The HDR 2014 says between 2001 and 2012, Sikkim's net state domestic product grew, on average, by 17 per cent every year -- the highest among all Indian states -- surpassing significantly the national average of 10 per cent.
In a recent interview to India Today magazine, Chamling said: 'I don't want Sikkim to be a consumer state. Our development model is based on utilising human and natural resources. It began with the launch of ecotourism and blending it with the promotion of local culture.'
'The next step was making the state organic. Initially, it was difficult to convince people, motivate bureaucrats and replace chemical fertiliser with organic. This not only boosted the rural economy but also increased life expectancy by 10 years.'
'Agriculture contributes 50 per cent to CO2 emission. If we stop using chemical fertiliser, it will reduce CO2 emission. We hope to be self-sufficient in foodgrain production in the next five years.'
'Development can never be at the cost of environment. Sikkim has many power projects, but only seven households were displaced due to these dams.'
Sikkim's per capita income today is the highest among the north eastern states and ranks fifth in India (after Delhi, Goa, Chandigarh and Puducherry).
In the 2018-19 budget, Chamling emphasised the creation of physical infrastructure -- the bulk of the budget was set aside for the upgradation of roads.
Of course, there is identity politics at work as well.
The original settlers in Sikkim were the Lepchas. But it was the Nepali-speaking Bhutias who subjugated the Lepchas for three centuries.
In the process other tribals like Limbus and Tamangs, were denied equal rights.
According to Chamling, the rebellion against the Chogyal was actually a revolution that overthrew oppressive Qazi rule and radicalised scores of young men across Sikkim.
The first dewan of Sikkim, John Lall, described it somewhat differently. Instead of honouring Sikkim's sovereignty and China's feelings, India imported mobs of Nepali-speaking people from Darjeeling and Kalimpong, told the Chogyal that his people had rebelled against him and annexed Sikkim.

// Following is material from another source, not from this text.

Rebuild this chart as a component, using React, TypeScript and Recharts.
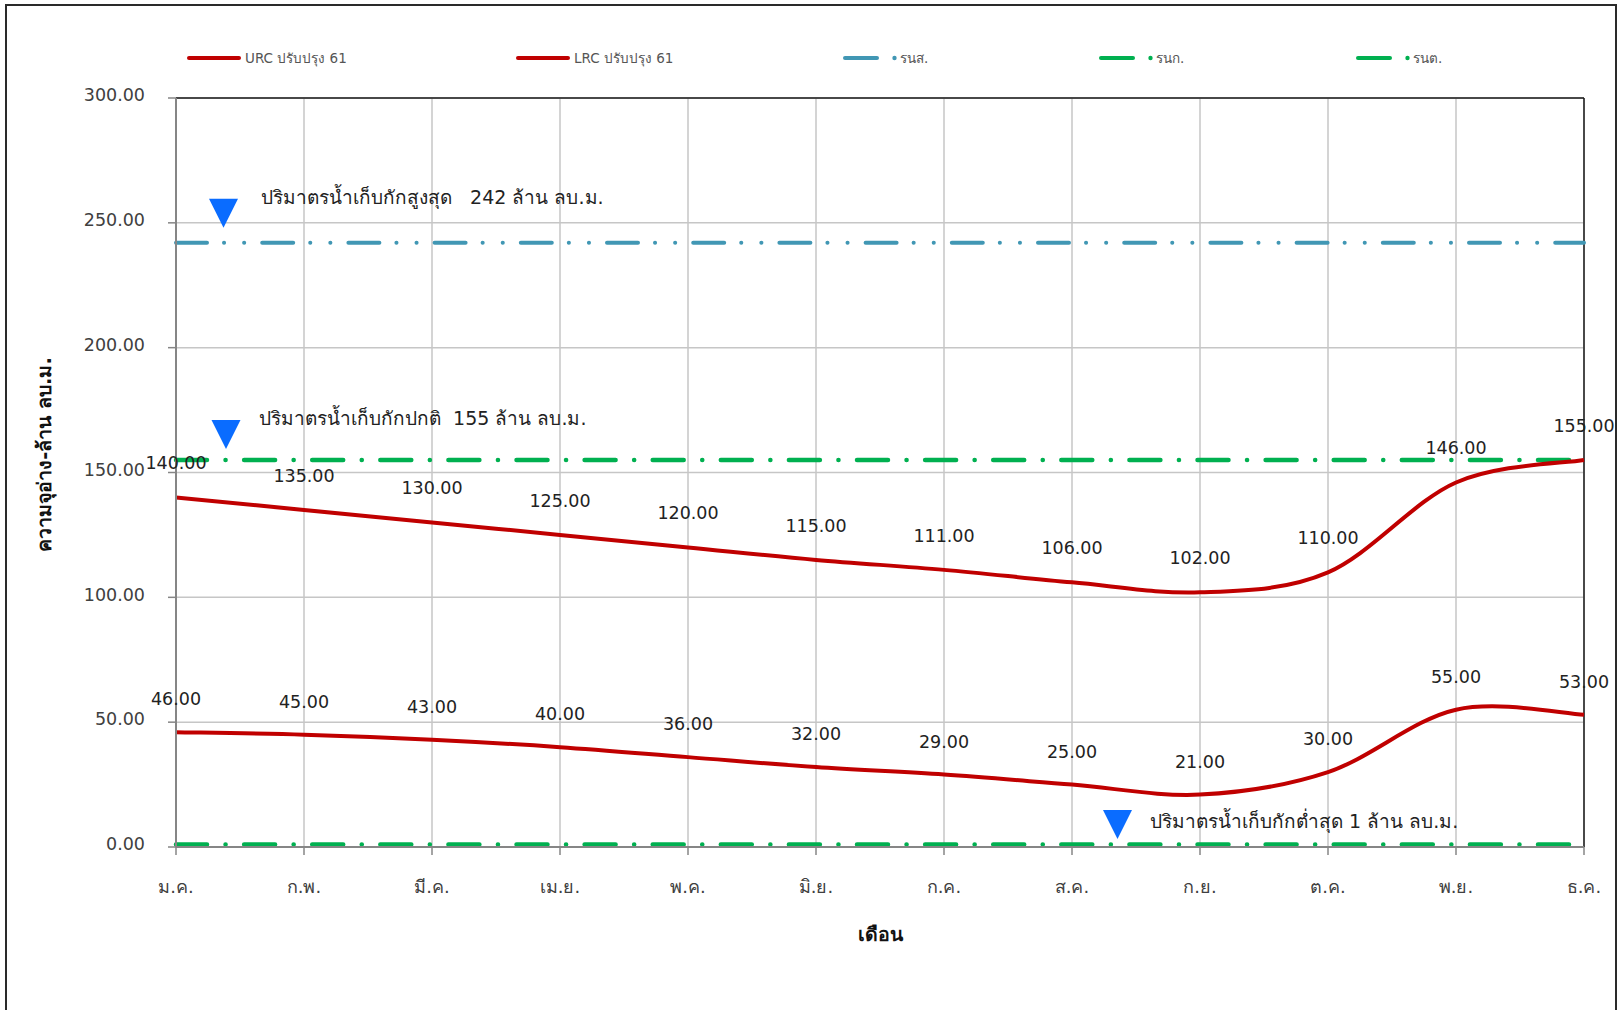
import React from 'react';
import { LineChart, Line, XAxis, YAxis, CartesianGrid, ReferenceLine, ReferenceDot, LabelList, Label } from 'recharts';

const MONTHS = ['ม.ค.', 'ก.พ.', 'มี.ค.', 'เม.ย.', 'พ.ค.', 'มิ.ย.', 'ก.ค.', 'ส.ค.', 'ก.ย.', 'ต.ค.', 'พ.ย.', 'ธ.ค.'];
const URC = [140, 135, 130, 125, 120, 115, 111, 106, 102, 110, 146, 155];
const LRC = [46, 45, 43, 40, 36, 32, 29, 25, 21, 30, 55, 53];
const RNS = [242, 242, 242, 242, 242, 242, 242, 242, 242, 242, 242, 242];
const RNK = [155, 155, 155, 155, 155, 155, 155, 155, 155, 155, 155, 155];
const RNT = [1, 1, 1, 1, 1, 1, 1, 1, 1, 1, 1, 1];
const Y_TICKS = [0, 50, 100, 150, 200, 250, 300];
const SERIES_NAMES = ['URC ปรับปรุง 61', 'LRC ปรับปรุง 61', 'รนส.', 'รนก.', 'รนต.'];
const ANNO_TEXT = ['ปริมาตรน้ำเก็บกักสูงสุด   242 ล้าน ลบ.ม.', 'ปริมาตรน้ำเก็บกักปกติ  155 ล้าน ลบ.ม.', 'ปริมาตรน้ำเก็บกักต่ำสุด 1 ล้าน ลบ.ม.'];
const ANNO_MONTH = ['ม.ค.', 'ม.ค.', 'ส.ค.'];
const ANNO_VALUE = [242, 155, 1];
const Y_TITLE = 'ความจุอ่าง-ล้าน ลบ.ม.';
const X_TITLE = 'เดือน';

const data = MONTHS.map((m, i) => ({ month: m, urc: URC[i], lrc: LRC[i], rns: RNS[i], rnk: RNK[i], rnt: RNT[i] }));

const FONT = "'DejaVu Sans', Tahoma, sans-serif";
const RED = '#C00000';
const BLUE = '#4197B4';
const GREEN = '#00B050';
const TRI = '#0A6CFF';

// Excel-like smoothed line (Catmull-Rom through points)
const excelSmooth: any = (context: any) => {
  let pts: number[][] = [];
  return {
    areaStart() {},
    areaEnd() {},
    lineStart() { pts = []; },
    point(x: number, y: number) { pts.push([+x, +y]); },
    lineEnd() {
      const n = pts.length;
      if (n === 0) return;
      context.moveTo(pts[0][0], pts[0][1]);
      for (let i = 0; i < n - 1; i++) {
        const p0 = pts[Math.max(i - 1, 0)];
        const p1 = pts[i];
        const p2 = pts[i + 1];
        const p3 = pts[Math.min(i + 2, n - 1)];
        context.bezierCurveTo(
          p1[0] + (p2[0] - p0[0]) / 6, p1[1] + (p2[1] - p0[1]) / 6,
          p2[0] - (p3[0] - p1[0]) / 6, p2[1] - (p3[1] - p1[1]) / 6,
          p2[0], p2[1]
        );
      }
    },
  };
};

const ANNO_LAYOUT = [
  { dx: 47.5, dy: -30, tdx: 85, tdy: -39 },
  { dx: 50, dy: -26, tdx: 83, tdy: -35 },
  { dx: 45.5, dy: -20.5, tdx: 78, tdy: -17 },
];

const makeAnno = (i: number) => (props: any) => {
  const { cx, cy } = props;
  const L = ANNO_LAYOUT[i];
  const tx = cx + L.dx;
  const ty = cy + L.dy;
  return (
    <g>
      <path d={`M${tx - 14.5},${ty - 14} L${tx + 14.5},${ty - 14} L${tx},${ty + 15} Z`} fill={TRI} />
      <text x={cx + L.tdx} y={cy + L.tdy} fontSize={19} fill="#222" fontFamily={FONT} style={{ whiteSpace: 'pre' }}>
        {ANNO_TEXT[i]}
      </text>
    </g>
  );
};

const YTitle = (props: any) => {
  const vb = props.viewBox || {};
  const x = vb.x - 52;
  const y = vb.y + vb.height / 2 - 18;
  return (
    <text x={x} y={y} transform={`rotate(-90, ${x}, ${y})`} textAnchor="middle" dominantBaseline="central"
      fontSize={19.5} fontWeight="bold" fill="#111" fontFamily={FONT}>
      {Y_TITLE}
    </text>
  );
};

const XTitle = (props: any) => {
  const vb = props.viewBox || {};
  const x = vb.x + vb.width / 2;
  const y = vb.y + 87;
  return (
    <text x={x} y={y} textAnchor="middle" dominantBaseline="central"
      fontSize={19.5} fontWeight="bold" fill="#111" fontFamily={FONT}>
      {X_TITLE}
    </text>
  );
};

const LEG_X = [187, 516, 843, 1099, 1356];
const LEG_COLORS = [RED, RED, BLUE, GREEN, GREEN];

const LegendSvg = () => (
  <svg width={1619} height={100} style={{ position: 'absolute', left: 0, top: 0 }}>
    {SERIES_NAMES.map((name, i) => {
      const x = LEG_X[i];
      const y = 58;
      const solid = i < 2;
      return (
        <g key={name}>
          {solid ? (
            <line x1={x + 2} y1={y} x2={x + 52} y2={y} stroke={LEG_COLORS[i]} strokeWidth={4} strokeLinecap="round" />
          ) : (
            <>
              <line x1={x + 2} y1={y} x2={x + 34} y2={y} stroke={LEG_COLORS[i]} strokeWidth={4} strokeLinecap="round" />
              <circle cx={x + 51.5} cy={y} r={2.2} fill={LEG_COLORS[i]} />
            </>
          )}
          <text x={solid ? x + 58 : x + 57} y={y} dominantBaseline="central" fontSize={13.5} fill="#555" fontFamily={FONT}>
            {name}
          </text>
        </g>
      );
    })}
  </svg>
);

const fmt = (v: any) => Number(v).toFixed(2);

export default function App() {
  return (
    <div style={{ position: 'absolute', left: 0, top: 0, width: 1619, height: 1010, overflow: 'hidden', background: '#fff' }}>
      <div style={{ position: 'absolute', left: 5, top: 4, width: 1612, height: 1100, border: '2px solid #2a2a2a', boxSizing: 'border-box' }} />
      <div style={{ position: 'absolute', left: 0, top: 0 }}>
        <LineChart width={1619} height={1010} data={data} margin={{ top: 98, right: 35, bottom: 103, left: 96 }}>
          <CartesianGrid stroke="#c6c6c6" strokeWidth={1.5} />
          <XAxis dataKey="month" height={60} tickSize={8} tickMargin={25}
            axisLine={{ stroke: '#868686', strokeWidth: 2 }} tickLine={{ stroke: '#868686', strokeWidth: 1.5 }}
            tick={{ fontSize: 18, fill: '#404040', fontFamily: FONT }} interval={0}>
            <Label content={<XTitle />} />
          </XAxis>
          <YAxis width={80} domain={[0, 300]} ticks={Y_TICKS} tickFormatter={fmt} tickSize={8} tickMargin={23}
            axisLine={{ stroke: '#868686', strokeWidth: 2 }} tickLine={{ stroke: '#868686', strokeWidth: 1.5 }}
            tick={{ fontSize: 17.5, fill: '#404040', fontFamily: FONT, dy: -3 }} interval={0}>
            <Label content={<YTitle />} />
          </YAxis>
          <ReferenceLine y={300} stroke="#1a1a1a" strokeWidth={1.5} />
          <ReferenceLine x="ธ.ค." stroke="#1a1a1a" strokeWidth={1.5} />
          <Line dataKey="rns" name={SERIES_NAMES[2]} stroke={BLUE} strokeWidth={4} strokeLinecap="round"
            strokeDasharray="31 17 0.1 20 0.1 18" dot={false} activeDot={false} isAnimationActive={false} type="linear" />
          <Line dataKey="rnk" name={SERIES_NAMES[3]} stroke={GREEN} strokeWidth={4.5} strokeLinecap="round"
            strokeDasharray="31 18.5 0.1 18.5" dot={false} activeDot={false} isAnimationActive={false} type="linear" />
          <Line dataKey="rnt" name={SERIES_NAMES[4]} stroke={GREEN} strokeWidth={4.5} strokeLinecap="round"
            strokeDasharray="31 18.5 0.1 18.5" dot={false} activeDot={false} isAnimationActive={false} type="linear" />
          <Line dataKey="urc" name={SERIES_NAMES[0]} stroke={RED} strokeWidth={4} dot={false} activeDot={false}
            isAnimationActive={false} type={excelSmooth}>
            <LabelList dataKey="urc" position="top" offset={28} formatter={fmt}
              style={{ fontSize: 17.5, fill: '#222', fontFamily: FONT }} />
          </Line>
          <Line dataKey="lrc" name={SERIES_NAMES[1]} stroke={RED} strokeWidth={4} dot={false} activeDot={false}
            isAnimationActive={false} type={excelSmooth}>
            <LabelList dataKey="lrc" position="top" offset={27} formatter={fmt}
              style={{ fontSize: 17.5, fill: '#222', fontFamily: FONT }} />
          </Line>
          {ANNO_TEXT.map((t, i) => (
            <ReferenceDot key={t} x={ANNO_MONTH[i]} y={ANNO_VALUE[i]} r={0} shape={makeAnno(i)} ifOverflow="visible" />
          ))}
        </LineChart>
      </div>
      <LegendSvg />
    </div>
  );
}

Believe the version of history you will.
But after the overthrow of the Chogyal, Narbahadur Bhandari went on to become chief minister. When Chamling won his assembly seat, Damthang, polling 96.6 per cent of the vote in the 1989 assembly elections, Bhandari sought to co-opt Chamling by making him a minister in the state government.
Chamling had other ambitions.
After two-and-a-half years of ministership, he quit the Bhandari government in 1993 and formed a new regional party, the Sikkim Democratic Front.
In the 1994 assembly elections, the SDF won 19 out of 32 seats.
In 1999, it won 25 seats out of 32.
In 2004, it won 31 out of 32 seats in the Sikkim assembly and in 2009 it won all 32.
How did Chamling achieve this? He fought for and won a struggle to extend reservations to castes like Limbus and Tamangs.
In Sikkim, 20 per cent of the population is Bhutia-Lepcha and 40 per cent comprises Other Backward Castes. Added are the Newars, a prosperous caste engaged in business. Limbus, Rais and Tamangs are around 20 per cent of the population.
When they were included in the reservation net, they became Chamling's natural constituency. But rivals were snapping at the heels.
In 2014, the SDF won only 22 out of 32 seats: It yielded space to the Sikkim Krantikari Morcha.
Now, another challenger has appeared. The assembly election in 2019 should be interesting.